Anamnese und Diagnose

In welchem Zustand ist nun der Euro nach dem €750 Mrd. teuren  Rettungsschirm, von dem Deutschland alleine ca. €145 Mrd. tragen muss? Die Kapitalmärkte wurden vorerst beruhigt. Der Euro stabilisiert sich. Doch die Ereignisse der letzten Monate haben die Schwächen der Währungsgemeinschaft brutal offenbart und Vertrauen der Märkte zerstört.
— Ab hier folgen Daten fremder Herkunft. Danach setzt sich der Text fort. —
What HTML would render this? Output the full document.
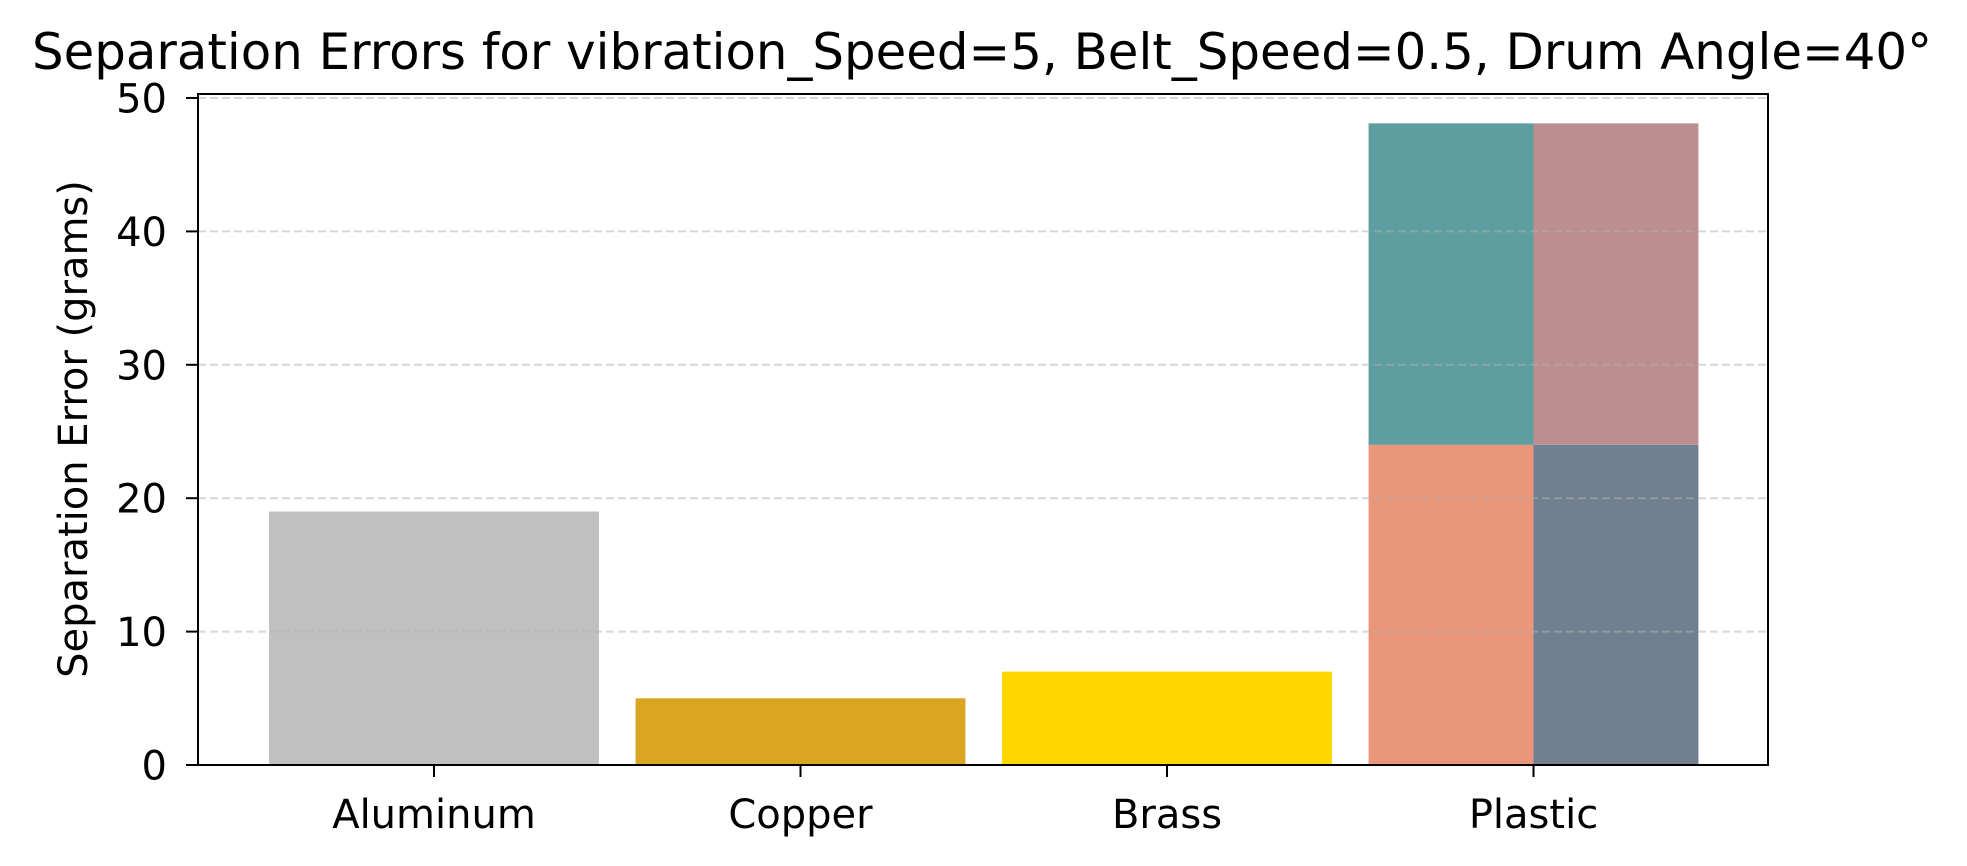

Strukturelle Fehler in Euroland, wie die fehlende Synchronisierung der europäischen Wirtschafts- und Finanzpolitik, sowie fehlende Kontroll- und Sanktionsmechanismen in den EU-Verträgen sind als Gründe dafür besonders hervorzuheben. Der Reputationsverlust der EZB, der durch den Zick Zack Kurs der letzten Wochen entstand, wird den Vertrauensverlust der Märkte noch verstärken.  Zu hohe Staatschulden sind die Ursache der Krise. Die Symptome sind die Unsicherheit der Märkte bezüglich der Schuldentilgungfähigkeit von Griechenland und Co. Und die extreme Spekulation großer Investoren auf die Zahlungsunfähigkeit Griechenlands ist nur die Folge dieser berechtigten Sorgen um das Geld.  Das Signal von Sonntag aus Brüssel war, dass der Euro und seine Mitgliedsstaaten unter allen Umständen verteidigt werden. Euroland verwandelt sich infolge dieser Entscheidung von einer „No Bail Out“ Union in eine transfergesteuerte Wirtschafts- und Finanzgemeinschaft. Die Starken sollen künftig für die Schulden der Schwachen haften. Unsere Ausgangslage hat sich dadurch nicht verbessert, sondern im Gegenteil langfristig extrem verschlechtert. Denn unser Schuldenberg wird noch schneller anwachsen.

 

Therapie

Ob diese Euro-Transfergemeinschaft in bishergier Form nachhaltig existieren kann, wird davon abhängen  wie stark ihr schwächstes Mitglied auf Dauer sein wird. „Ähnliches durch Ähnliches“ heilen gelingt nur, wenn substantiell und konsequent die offen gelegten Schwachstellen des Euros behandeln werden. Nur oberflächlich Schulden durch Schulden zu bekämpfen funktioniert nicht. Nur wenn wieder langfristig und diszipliniert von allen Mitgliedern gewirtschaftet wird , können dadurch auch wieder Schulden getilgt werden, Erst dann könnte man von einem wirklichen homöopathischen Heilungsansatz sprechen. Um das zu gewährleisten müssen auch massive Kontroll- und Sanktionsmechanismen in die EU-Währungsverträge mit aufgenommen werden. Eine gemeinsam koordinierte europäische Wirtschafts- und Finanzpolitik  muss entstehen um das Vermögensgefälle innerhalb des Euro auszugleichen. Der Euro kann generell nur überleben, wenn er von innen heraus gesundet.

 

Selbst wenn diese Voraussetzungen erfüllt werden, ist die Wahrscheinlichkeit, das Euroland im Jahr 2020 noch aus den gleichen Mitgliedern von heute besteht denkbar klein. Viel wahrscheinlicher ist dagegen, dass nur die stärksten Wirtschaftsnationen dauerhaft im Euro bleiben können. Ein Kern-Europa wird den jetzigen Europa-Club ersetzen. Und wenn man diesen chirurgischen Eingriff nicht zulässt und weiter so Schulden macht, dann  ist der Patient Euro als Ganzes nicht zu retten.